If you happen to have a bunch of Four Thirds lenses lying around, and your in the market for a new camera, then Olympus has you covered: The new OM-D E-M1 is an SLR-style body which will accept old Four Thirds lenses, as well as new Micro Four Thirds lenses. And more importantly, they actually work, and focus at a decent speed.
The styling on this thing is amazing – like somebody went beck to the 1980s armed with the manufacturing knowhow of the present day – stealth angles and black slabs are the order of the day here. Inside there’s a 16MP Micro Four Thirds sensor (half the size of a 35mm film frame) with a maximum sensitivity of ISO 25,600, 5-axis image stabilisation (who knows what the fifth dimension is here?), million-dot touch-screen LCD and some impressively knurled knobs and dials.

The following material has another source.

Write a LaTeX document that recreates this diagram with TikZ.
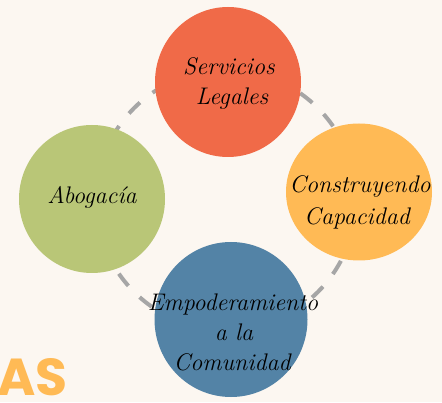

But the important bit here – for legacy lens owners at least, is the on-chip phase autofocus, letting you use the larger Four Thirds lenses (the Four Thirds spec is mostly the same as Micro Four Thirds, with the latter ditching the requirement for a mirror-box, making for smaller bodies and lenses).
Because Four Thirds lenses were designed to be used on SLRs, the lenses work with phase-detection AF. Many new mirrorless cameras are now putting phase-detection onto the chip itself (for speed), and the new E-M1 does this too, letting you use these older lenses.
To be honest, though, this camera is worth its $1,400 price tag just for looking totally badass.